» **Data shown**

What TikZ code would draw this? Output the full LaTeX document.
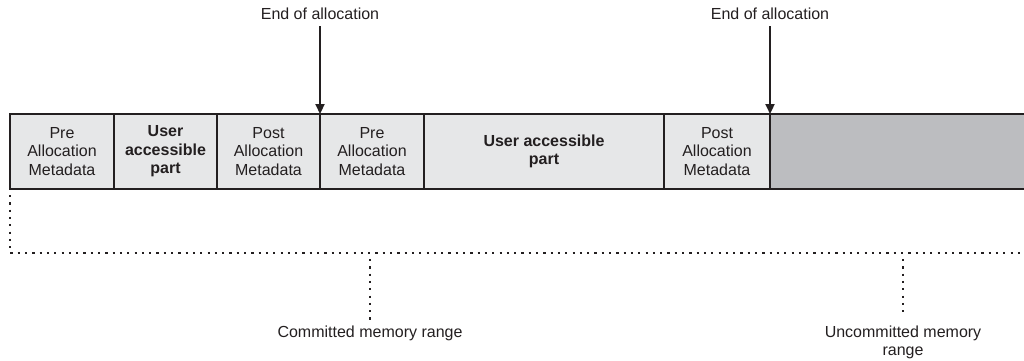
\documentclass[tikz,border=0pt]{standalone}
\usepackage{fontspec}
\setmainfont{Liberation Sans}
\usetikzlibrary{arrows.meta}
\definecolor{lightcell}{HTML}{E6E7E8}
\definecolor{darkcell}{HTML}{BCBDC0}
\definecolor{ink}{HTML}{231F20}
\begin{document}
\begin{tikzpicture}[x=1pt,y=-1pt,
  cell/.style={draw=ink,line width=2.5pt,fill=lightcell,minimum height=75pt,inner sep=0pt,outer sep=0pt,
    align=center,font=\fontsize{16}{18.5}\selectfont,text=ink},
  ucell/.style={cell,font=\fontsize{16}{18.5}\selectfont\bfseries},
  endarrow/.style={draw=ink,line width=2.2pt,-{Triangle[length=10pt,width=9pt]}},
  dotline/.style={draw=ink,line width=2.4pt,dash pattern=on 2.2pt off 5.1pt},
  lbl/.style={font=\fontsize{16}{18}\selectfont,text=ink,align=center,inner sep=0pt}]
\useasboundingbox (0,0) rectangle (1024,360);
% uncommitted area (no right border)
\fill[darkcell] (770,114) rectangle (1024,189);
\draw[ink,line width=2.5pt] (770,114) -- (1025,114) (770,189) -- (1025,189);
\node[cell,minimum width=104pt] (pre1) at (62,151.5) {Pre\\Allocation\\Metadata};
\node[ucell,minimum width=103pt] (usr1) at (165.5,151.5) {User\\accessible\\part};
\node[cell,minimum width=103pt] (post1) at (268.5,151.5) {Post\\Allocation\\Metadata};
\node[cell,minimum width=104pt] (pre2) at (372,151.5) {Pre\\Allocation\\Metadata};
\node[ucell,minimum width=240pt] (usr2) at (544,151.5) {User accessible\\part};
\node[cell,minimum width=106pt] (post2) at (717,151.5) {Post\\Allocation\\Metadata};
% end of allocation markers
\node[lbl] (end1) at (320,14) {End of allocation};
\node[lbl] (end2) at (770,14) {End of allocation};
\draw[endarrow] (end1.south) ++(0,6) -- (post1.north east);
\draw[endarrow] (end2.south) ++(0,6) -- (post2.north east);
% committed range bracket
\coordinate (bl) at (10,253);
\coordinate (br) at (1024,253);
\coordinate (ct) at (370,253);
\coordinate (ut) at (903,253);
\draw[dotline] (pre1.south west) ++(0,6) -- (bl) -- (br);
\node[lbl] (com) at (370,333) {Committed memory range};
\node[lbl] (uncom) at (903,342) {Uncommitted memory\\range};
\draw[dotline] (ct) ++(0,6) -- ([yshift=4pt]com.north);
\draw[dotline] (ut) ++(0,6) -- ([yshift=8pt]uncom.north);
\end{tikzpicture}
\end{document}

» **Objective**
Extract all lines that hold the word "draw".

» **Task response**
What TikZ code would draw this? Output the full LaTeX document.
  cell/.style={draw=ink,line width=2.5pt,fill=lightcell,minimum height=75pt,inner sep=0pt,outer sep=0pt,
  endarrow/.style={draw=ink,line width=2.2pt,-{Triangle[length=10pt,width=9pt]}},
  dotline/.style={draw=ink,line width=2.4pt,dash pattern=on 2.2pt off 5.1pt},
\draw[ink,line width=2.5pt] (770,114) -- (1025,114) (770,189) -- (1025,189);
\draw[endarrow] (end1.south) ++(0,6) -- (post1.north east);
\draw[endarrow] (end2.south) ++(0,6) -- (post2.north east);
\draw[dotline] (pre1.south west) ++(0,6) -- (bl) -- (br);
\draw[dotline] (ct) ++(0,6) -- ([yshift=4pt]com.north);
\draw[dotline] (ut) ++(0,6) -- ([yshift=8pt]uncom.north);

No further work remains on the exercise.